--- Begin SUPPLIED MATERIAL ---
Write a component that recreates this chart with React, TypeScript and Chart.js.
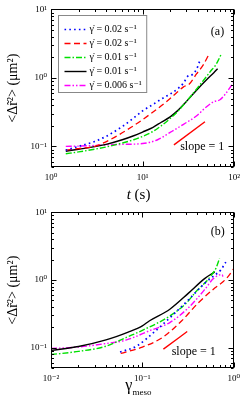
import React, { useEffect, useRef } from "react";
import { Chart, registerables } from "chart.js";
Chart.register(...registerables);

const SERIF = '"Liberation Serif", "DejaVu Serif", serif';
const W = 245;
const H = 203;

// ---------- Panel (a): <Δr²> vs t (s)
const tBlueA = [1.45, 2, 3, 4, 6, 8, 10, 13, 16, 20, 25, 28, 31, 35, 39, 42];
const yBlueA = [0.088, 0.1, 0.118, 0.14, 0.195, 0.26, 0.33, 0.41, 0.49, 0.58, 0.72, 0.84, 1.05, 1.12, 1.35, 1.75];
const tRedA = [1.45, 2, 3, 4.5, 7.5, 12.3, 18.6, 24, 28, 32, 39, 46, 53];
const yRedA = [0.088, 0.093, 0.1, 0.127, 0.19, 0.3, 0.46, 0.62, 0.74, 0.8, 1.15, 1.55, 2.2];
const tGreenA = [1.45, 2, 3, 4, 6, 8, 10, 13, 16, 20, 24, 30, 40, 50, 56, 62, 67, 72];
const yGreenA = [0.078, 0.083, 0.091, 0.098, 0.112, 0.125, 0.14, 0.165, 0.2, 0.255, 0.32, 0.45, 0.72, 1.05, 1.28, 1.5, 1.8, 2.2];
const tBlackA = [1.45, 2, 3, 4, 6, 8, 10, 13, 16, 20, 24, 30, 40, 50, 60, 66];
const yBlackA = [0.085, 0.091, 0.099, 0.107, 0.125, 0.143, 0.162, 0.19, 0.225, 0.27, 0.33, 0.45, 0.69, 0.94, 1.19, 1.36];
const tMagentaA = [1.45, 2, 3, 4, 6, 10, 14.6, 20, 28, 39, 50, 60, 70, 80, 90, 100];
const yMagentaA = [0.1, 0.101, 0.103, 0.105, 0.107, 0.11, 0.125, 0.16, 0.21, 0.28, 0.38, 0.45, 0.48, 0.58, 0.72, 0.88];
const tSlopeA = [22, 48];
const ySlopeA = [0.105, 0.229];

// ---------- Panel (b): <Δr²> vs γ_meso
const gBlackB = [0.01, 0.02, 0.04, 0.07, 0.1, 0.12, 0.2, 0.32, 0.48, 0.62];
const yBlackB = [0.091, 0.104, 0.13, 0.17, 0.21, 0.25, 0.37, 0.64, 1.05, 1.32];
const gGreenB = [0.01, 0.02, 0.04, 0.067, 0.1, 0.2, 0.3, 0.39, 0.5, 0.57, 0.64, 0.7];
const yGreenB = [0.079, 0.088, 0.105, 0.142, 0.18, 0.294, 0.45, 0.68, 0.95, 1.18, 1.5, 2.1];
const gMagentaB = [0.01, 0.02, 0.038, 0.067, 0.12, 0.2, 0.32, 0.48, 0.6, 0.7, 0.75, 0.76];
const yMagentaB = [0.097, 0.102, 0.114, 0.13, 0.178, 0.235, 0.39, 0.72, 1.05, 1.19, 1.2, 1.12];
const gBlueB = [0.057, 0.086, 0.14, 0.21, 0.32, 0.48, 0.62, 0.72, 0.82];
const yBlueB = [0.086, 0.105, 0.178, 0.294, 0.51, 0.89, 1.18, 1.4, 1.84];
const gRedB = [0.058, 0.1, 0.167, 0.27, 0.41, 0.62, 0.77, 0.88, 1.0];
const yRedB = [0.082, 0.102, 0.142, 0.25, 0.46, 0.76, 0.95, 1.15, 1.47];
const gSlopeB = [0.17, 0.31];
const ySlopeB = [0.095, 0.173];

// ---------- labels
const seriesLabels = ["γ̇ = 0.02 s⁻¹", "γ̇ = 0.02 s⁻¹", "γ̇ = 0.01 s⁻¹", "γ̇ = 0.01 s⁻¹", "γ̇ = 0.006 s⁻¹"];
const supMap: Record<string, string> = { "-": "⁻", "0": "⁰", "1": "¹", "2": "²", "3": "³" };
const decadeLabel = (e: number) => "10" + String(e).split("").map((c) => supMap[c] || c).join("");
const yTitle = "<Δr̃²> (μm²)";
const slopeText = "slope = 1";

const styles = [
  { color: "#0000ff", dash: [1.6, 3.2], width: 1.7 },
  { color: "#ff0000", dash: [6, 3.5], width: 1.3 },
  { color: "#00e000", dash: [6, 2, 1.5, 2], width: 1.4 },
  { color: "#000000", dash: [] as number[], width: 1.4 },
  { color: "#ff00ff", dash: [6, 2, 1.5, 2, 1.5, 2], width: 1.4 },
];

const pts = (xs: number[], ys: number[]) => xs.map((x, i) => ({ x, y: ys[i] }));

function ds(label: string | undefined, xs: number[], ys: number[], st: { color: string; dash: number[]; width: number }) {
  return {
    label,
    data: pts(xs, ys),
    borderColor: st.color,
    backgroundColor: st.color,
    borderDash: st.dash,
    borderWidth: st.width,
    pointRadius: 0,
    cubicInterpolationMode: "monotone" as const,
    fill: false,
  };
}

const slopeStyle = { color: "#ff0000", dash: [] as number[], width: 1.4 };

function logTicks(min: number, max: number) {
  const out: [number, boolean][] = [];
  for (let e = Math.floor(Math.log10(min)) - 1; e <= Math.ceil(Math.log10(max)); e++) {
    for (let m = 1; m <= 9; m++) {
      const v = m * Math.pow(10, e);
      if (v >= min * 0.999 && v <= max * 1.001) out.push([v, m === 1]);
    }
  }
  return out;
}

type Deco = {
  legend: boolean;
  panel: string;
  panelDx: number;
  panelDy: number;
  slopeDx: number;
  slopeDy: number;
  xTitle: "t" | "gamma";
  xTitleDy: number;
};

function decoPlugin(d: Deco) {
  return {
    id: "deco",
    afterDraw(chart: any) {
      const { ctx, chartArea: a, scales } = chart;
      const xs = scales.x;
      const ys = scales.y;
      ctx.save();
      ctx.strokeStyle = "#000";
      ctx.lineWidth = 1;
      ctx.setLineDash([]);
      const L = Math.round(a.left) + 0.5;
      const R = Math.round(a.right) - 0.5;
      const T = Math.round(a.top) + 0.5;
      const B = Math.round(a.bottom) - 0.5;
      ctx.strokeRect(L, T, R - L, B - T);
      ctx.beginPath();
      for (const [v, major] of logTicks(xs.min, xs.max)) {
        const p = Math.round(xs.getPixelForValue(v)) + 0.5;
        const len = major ? 5 : 2.5;
        ctx.moveTo(p, B);
        ctx.lineTo(p, B - len);
        ctx.moveTo(p, T);
        ctx.lineTo(p, T + len);
      }
      for (const [v, major] of logTicks(ys.min, ys.max)) {
        const p = Math.round(ys.getPixelForValue(v)) + 0.5;
        const len = major ? 5 : 2.5;
        ctx.moveTo(L, p);
        ctx.lineTo(L + len, p);
        ctx.moveTo(R, p);
        ctx.lineTo(R - len, p);
      }
      ctx.stroke();

      ctx.fillStyle = "#000";
      // panel letter
      ctx.font = `12px ${SERIF}`;
      ctx.textAlign = "right";
      ctx.textBaseline = "middle";
      ctx.fillText(d.panel, a.right - d.panelDx, a.top + d.panelDy);
      // slope text
      ctx.textAlign = "left";
      ctx.fillText(slopeText, a.right - d.slopeDx, a.bottom - d.slopeDy);

      // y title
      ctx.save();
      ctx.translate(13, (a.top + a.bottom) / 2);
      ctx.rotate(-Math.PI / 2);
      ctx.font = `14px ${SERIF}`;
      ctx.textAlign = "center";
      ctx.textBaseline = "middle";
      ctx.fillText(yTitle, 0, 0);
      ctx.restore();

      // x title
      const cx = (a.left + a.right) / 2 - 4;
      const by = a.bottom + d.xTitleDy;
      ctx.textBaseline = "alphabetic";
      ctx.textAlign = "left";
      if (d.xTitle === "t") {
        ctx.font = `italic 15px ${SERIF}`;
        const p1 = "t";
        const w1 = ctx.measureText(p1).width;
        ctx.font = `15px ${SERIF}`;
        const p2 = " (s)";
        const w2 = ctx.measureText(p2).width;
        const x0 = cx - (w1 + w2) / 2;
        ctx.font = `italic 15px ${SERIF}`;
        ctx.fillText(p1, x0, by);
        ctx.font = `15px ${SERIF}`;
        ctx.fillText(p2, x0 + w1, by);
      } else {
        ctx.font = `16px ${SERIF}`;
        const p1 = "γ";
        const w1 = ctx.measureText(p1).width;
        ctx.font = `9px ${SERIF}`;
        const p2 = "meso";
        const w2 = ctx.measureText(p2).width;
        const x0 = cx - (w1 + w2) / 2;
        ctx.font = `16px ${SERIF}`;
        ctx.fillText(p1, x0, by);
        ctx.font = `9px ${SERIF}`;
        ctx.fillText(p2, x0 + w1, by + 5);
      }

      // legend
      if (d.legend) {
        const items = chart.data.datasets.filter((s: any) => s.label);
        ctx.font = `10px ${SERIF}`;
        let maxW = 0;
        for (const s of items) maxW = Math.max(maxW, ctx.measureText(s.label).width);
        const bx = Math.round(a.left + 7) + 0.5;
        const by0 = Math.round(a.top + 6) + 0.5;
        const rowH = 14;
        const textX = bx + 31;
        const bw = textX - bx + maxW + 5;
        const bh = rowH * items.length + 7;
        ctx.fillStyle = "#fff";
        ctx.fillRect(bx, by0, bw, bh);
        ctx.strokeStyle = "#888";
        ctx.lineWidth = 1;
        ctx.strokeRect(bx, by0, bw, bh);
        items.forEach((s: any, i: number) => {
          const yy = by0 + 14 + i * rowH;
          ctx.strokeStyle = s.borderColor;
          ctx.lineWidth = s.borderWidth;
          ctx.setLineDash(s.borderDash || []);
          ctx.beginPath();
          ctx.moveTo(bx + 6, yy);
          ctx.lineTo(bx + 28, yy);
          ctx.stroke();
          ctx.setLineDash([]);
          ctx.fillStyle = "#000";
          ctx.textBaseline = "middle";
          ctx.fillText(s.label, textX, yy);
        });
      }
      ctx.restore();
    },
  };
}

function axisOpts(min: number, max: number, isX: boolean, size: number) {
  return {
    type: "logarithmic" as const,
    min,
    max,
    grid: { display: false, drawTicks: false },
    border: { display: false },
    ticks: {
      autoSkip: false,
      maxRotation: 0,
      padding: isX ? 5 : 4,
      color: "#000",
      font: { family: SERIF, size: 9 },
      callback: (v: any) => {
        const l = Math.log10(Number(v));
        const r = Math.round(l);
        return Math.abs(l - r) < 1e-6 ? decadeLabel(r) : "";
      },
    },
    afterFit: (s: any) => {
      if (isX) s.height = size;
      else s.width = size;
    },
  };
}

function makeConfig(datasets: any[], xmin: number, xmax: number, padTop: number, xAxisH: number, deco: Deco) {
  return {
    type: "line" as const,
    data: { datasets },
    options: {
      responsive: false,
      animation: false as const,
      devicePixelRatio: 1,
      layout: { padding: { left: 0, right: 8, top: padTop, bottom: 0 } },
      plugins: { legend: { display: false }, tooltip: { enabled: false } },
      scales: {
        x: axisOpts(xmin, xmax, true, xAxisH),
        y: axisOpts(0.05, 10, false, 51),
      },
    },
    plugins: [decoPlugin(deco)],
  };
}

function Panel({ build }: { build: () => any }) {
  const ref = useRef<HTMLCanvasElement>(null);
  useEffect(() => {
    const c = new Chart(ref.current!, build());
    return () => c.destroy();
  }, []);
  return <canvas ref={ref} width={W} height={H} style={{ display: "block", width: W, height: H }} />;
}

const buildA = () =>
  makeConfig(
    [
      ds(seriesLabels[0], tBlueA, yBlueA, styles[0]),
      ds(seriesLabels[1], tRedA, yRedA, styles[1]),
      ds(seriesLabels[2], tGreenA, yGreenA, styles[2]),
      ds(seriesLabels[3], tBlackA, yBlackA, styles[3]),
      ds(seriesLabels[4], tMagentaA, yMagentaA, styles[4]),
      ds(undefined, tSlopeA, ySlopeA, slopeStyle),
    ],
    1,
    100,
    9,
    36,
    { legend: true, panel: "(a)", panelDx: 10, panelDy: 22.5, slopeDx: 54, slopeDy: 20, xTitle: "t", xTitleDy: 32 }
  );

const buildB = () =>
  makeConfig(
    [
      ds(seriesLabels[0], gBlueB, yBlueB, styles[0]),
      ds(seriesLabels[1], gRedB, yRedB, styles[1]),
      ds(seriesLabels[2], gGreenB, yGreenB, styles[2]),
      ds(seriesLabels[3], gBlackB, yBlackB, styles[3]),
      ds(seriesLabels[4], gMagentaB, yMagentaB, styles[4]),
      ds(undefined, gSlopeB, ySlopeB, slopeStyle),
    ],
    0.01,
    1,
    6,
    38,
    { legend: false, panel: "(b)", panelDx: 9, panelDy: 19, slopeDx: 62, slopeDy: 16.5, xTitle: "gamma", xTitleDy: 22 }
  );

export default function App() {
  return (
    <div style={{ position: "absolute", left: 0, top: 0, width: W, height: 2 * H, background: "#fff" }}>
      <Panel build={buildA} />
      <Panel build={buildB} />
    </div>
  );
}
--- End SUPPLIED MATERIAL ---
INSTRUCTIONS TO FOLLOW: Begin at the top of the material above and output each line exactly, stopping after the line that holds "const ySlopeB = [0.095, 0.173];". Leave out pictures.

TASK RESPONSE:
Write a component that recreates this chart with React, TypeScript and Chart.js.
import React, { useEffect, useRef } from "react";
import { Chart, registerables } from "chart.js";
Chart.register(...registerables);

const SERIF = '"Liberation Serif", "DejaVu Serif", serif';
const W = 245;
const H = 203;

// ---------- Panel (a): <Δr²> vs t (s)
const tBlueA = [1.45, 2, 3, 4, 6, 8, 10, 13, 16, 20, 25, 28, 31, 35, 39, 42];
const yBlueA = [0.088, 0.1, 0.118, 0.14, 0.195, 0.26, 0.33, 0.41, 0.49, 0.58, 0.72, 0.84, 1.05, 1.12, 1.35, 1.75];
const tRedA = [1.45, 2, 3, 4.5, 7.5, 12.3, 18.6, 24, 28, 32, 39, 46, 53];
const yRedA = [0.088, 0.093, 0.1, 0.127, 0.19, 0.3, 0.46, 0.62, 0.74, 0.8, 1.15, 1.55, 2.2];
const tGreenA = [1.45, 2, 3, 4, 6, 8, 10, 13, 16, 20, 24, 30, 40, 50, 56, 62, 67, 72];
const yGreenA = [0.078, 0.083, 0.091, 0.098, 0.112, 0.125, 0.14, 0.165, 0.2, 0.255, 0.32, 0.45, 0.72, 1.05, 1.28, 1.5, 1.8, 2.2];
const tBlackA = [1.45, 2, 3, 4, 6, 8, 10, 13, 16, 20, 24, 30, 40, 50, 60, 66];
const yBlackA = [0.085, 0.091, 0.099, 0.107, 0.125, 0.143, 0.162, 0.19, 0.225, 0.27, 0.33, 0.45, 0.69, 0.94, 1.19, 1.36];
const tMagentaA = [1.45, 2, 3, 4, 6, 10, 14.6, 20, 28, 39, 50, 60, 70, 80, 90, 100];
const yMagentaA = [0.1, 0.101, 0.103, 0.105, 0.107, 0.11, 0.125, 0.16, 0.21, 0.28, 0.38, 0.45, 0.48, 0.58, 0.72, 0.88];
const tSlopeA = [22, 48];
const ySlopeA = [0.105, 0.229];

// ---------- Panel (b): <Δr²> vs γ_meso
const gBlackB = [0.01, 0.02, 0.04, 0.07, 0.1, 0.12, 0.2, 0.32, 0.48, 0.62];
const yBlackB = [0.091, 0.104, 0.13, 0.17, 0.21, 0.25, 0.37, 0.64, 1.05, 1.32];
const gGreenB = [0.01, 0.02, 0.04, 0.067, 0.1, 0.2, 0.3, 0.39, 0.5, 0.57, 0.64, 0.7];
const yGreenB = [0.079, 0.088, 0.105, 0.142, 0.18, 0.294, 0.45, 0.68, 0.95, 1.18, 1.5, 2.1];
const gMagentaB = [0.01, 0.02, 0.038, 0.067, 0.12, 0.2, 0.32, 0.48, 0.6, 0.7, 0.75, 0.76];
const yMagentaB = [0.097, 0.102, 0.114, 0.13, 0.178, 0.235, 0.39, 0.72, 1.05, 1.19, 1.2, 1.12];
const gBlueB = [0.057, 0.086, 0.14, 0.21, 0.32, 0.48, 0.62, 0.72, 0.82];
const yBlueB = [0.086, 0.105, 0.178, 0.294, 0.51, 0.89, 1.18, 1.4, 1.84];
const gRedB = [0.058, 0.1, 0.167, 0.27, 0.41, 0.62, 0.77, 0.88, 1.0];
const yRedB = [0.082, 0.102, 0.142, 0.25, 0.46, 0.76, 0.95, 1.15, 1.47];
const gSlopeB = [0.17, 0.31];
const ySlopeB = [0.095, 0.173];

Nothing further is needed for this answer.